TASK DETAILS: From the first line of the listing below to the line with "edges = np.cumsum([0]", print each line exactly, and nothing more. Leave out the pictures.

INFORMATION SUPPLIED:
──────────
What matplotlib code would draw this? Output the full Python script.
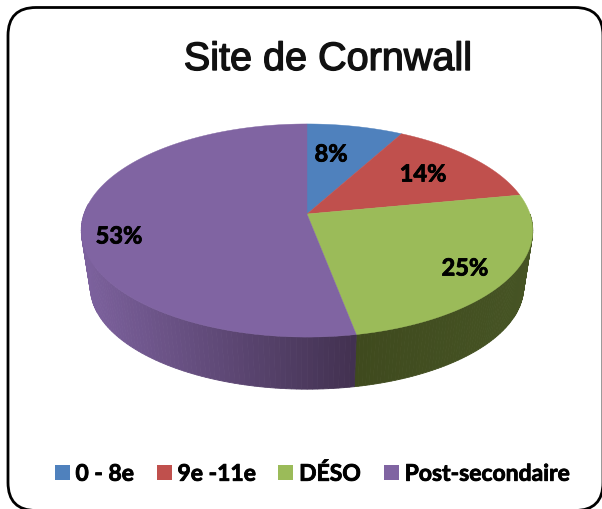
import numpy as np
import matplotlib
matplotlib.use('Agg')
import matplotlib.pyplot as plt
import matplotlib.patheffects as pe
from matplotlib.patches import FancyBboxPatch, Patch
from matplotlib.colors import to_rgb

categories = ['0 - 8e', '9e -11e', 'DÉSO', 'Post-secondaire']
values = [8, 14, 25, 53]
labels = ['8%', '14%', '25%', '53%']
colors = ['#4f81bd', '#c0504d', '#9bbb59', '#8064a2']
title = 'Site de Cornwall'

cx, cy = 307, 215     # apex of the pie, pixels
A, B, k = 104, 223, 0.155   # fake perspective
depth, shrink = 57, 0.96


def rim(theta, dy=0, s=1.0):
    u, v = np.sin(theta), np.cos(theta)
    d = 1 + k * v
    return cx + s * B * u / d, cy + dy - s * A * v / d


def side_color(x, i):
    # side wall gets darker left to right, green is nearly flat
    t = np.clip((x - 82) / (360 - 82), 0, 1)
    if i == 3:
        c0, c1 = to_rgb('#7c619d'), to_rgb('#41304f')
    else:
        c0, c1 = to_rgb('#3f4a1e'), to_rgb('#465424')
        t = np.clip((x - 360) / (533 - 360), 0, 1)
    return tuple(a + (b - a) * t for a, b in zip(c0, c1))


fig = plt.figure(figsize=(6.02, 5.10), dpi=100)
ax = fig.add_axes([0, 0, 1, 1])
ax.set_xlim(0, 602)
ax.set_ylim(510, 0)
ax.axis('off')

ax.add_patch(FancyBboxPatch((8 + 28, 8.5 + 28), 595 - 56, 503 - 56,
                            boxstyle='round,pad=28,rounding_size=28',
                            fc='white', ec='black', lw=2.0, clip_on=False))

edges = np.cumsum([0] + values) / sum(values) * 2 * np.pi

# side wall, front half only
for i in range(len(values)):
    t0, t1 = max(edges[i], np.pi / 2), edges[i + 1]
    if i == 3:
        t1 = 3 * np.pi / 2 + 0.1
    if t1 <= t0:
        continue
    steps = np.linspace(t0, t1, 90)
    for a, b in zip(steps[:-1], steps[1:]):
        x1, y1 = rim(a)
        x2, y2 = rim(b)
        x3, y3 = rim(b, depth, shrink)
        x4, y4 = rim(a, depth, shrink)
        c = side_color((x1 + x2) / 2, i)
        ax.fill([x1, x2, x3, x4], [y1, y2, y3, y4], color=c, lw=0.6)

# top face
for i in range(len(values)):
    th = np.linspace(edges[i], edges[i + 1], 120)
    x, y = rim(th)
    ax.fill(np.r_[cx, x], np.r_[cy, y], color=colors[i], lw=0.3)

thick = [pe.withStroke(linewidth=0.6, foreground='black')]

label_pos = [(331, 155), (423, 175), (465, 269), (119, 237)]
for lab, (lx, ly) in zip(labels, label_pos):
    ax.text(lx, ly, lab, ha='center', va='center', fontsize=17,
            fontweight='bold', family='Lato', color='black', path_effects=thick)

ax.text(328, 60, title, ha='center', va='center', fontsize=28.5,
        family='Liberation Sans', color='#111111',
        path_effects=[pe.withStroke(linewidth=1.0, foreground='#111111')])

handles = [Patch(fc=c, ec='none') for c in colors]
leg = ax.legend(handles, categories, ncol=4, loc='center', bbox_to_anchor=(312, 475),
                bbox_transform=ax.transData, frameon=False, handlelength=0.66, handleheight=0.66,
                handletextpad=0.25, columnspacing=1.0,
                prop={'family': 'Lato', 'weight': 'bold', 'size': 16.5})
for t in leg.get_texts():
    t.set_path_effects(thick)

plt.savefig('out.png', dpi=100)
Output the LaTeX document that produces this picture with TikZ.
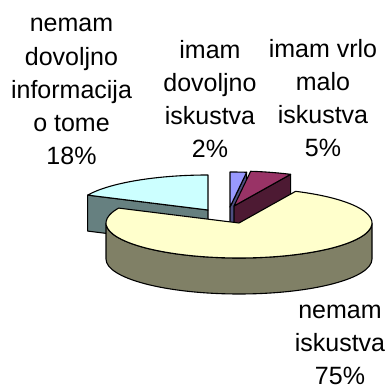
──────────
RESPONSE FOR THIS EXERCISE:
What matplotlib code would draw this? Output the full Python script.
import numpy as np
import matplotlib
matplotlib.use('Agg')
import matplotlib.pyplot as plt
import matplotlib.patheffects as pe
from matplotlib.patches import FancyBboxPatch, Patch
from matplotlib.colors import to_rgb

categories = ['0 - 8e', '9e -11e', 'DÉSO', 'Post-secondaire']
values = [8, 14, 25, 53]
labels = ['8%', '14%', '25%', '53%']
colors = ['#4f81bd', '#c0504d', '#9bbb59', '#8064a2']
title = 'Site de Cornwall'

cx, cy = 307, 215     # apex of the pie, pixels
A, B, k = 104, 223, 0.155   # fake perspective
depth, shrink = 57, 0.96


def rim(theta, dy=0, s=1.0):
    u, v = np.sin(theta), np.cos(theta)
    d = 1 + k * v
    return cx + s * B * u / d, cy + dy - s * A * v / d


def side_color(x, i):
    # side wall gets darker left to right, green is nearly flat
    t = np.clip((x - 82) / (360 - 82), 0, 1)
    if i == 3:
        c0, c1 = to_rgb('#7c619d'), to_rgb('#41304f')
    else:
        c0, c1 = to_rgb('#3f4a1e'), to_rgb('#465424')
        t = np.clip((x - 360) / (533 - 360), 0, 1)
    return tuple(a + (b - a) * t for a, b in zip(c0, c1))


fig = plt.figure(figsize=(6.02, 5.10), dpi=100)
ax = fig.add_axes([0, 0, 1, 1])
ax.set_xlim(0, 602)
ax.set_ylim(510, 0)
ax.axis('off')

ax.add_patch(FancyBboxPatch((8 + 28, 8.5 + 28), 595 - 56, 503 - 56,
                            boxstyle='round,pad=28,rounding_size=28',
                            fc='white', ec='black', lw=2.0, clip_on=False))

edges = np.cumsum([0] + values) / sum(values) * 2 * np.pi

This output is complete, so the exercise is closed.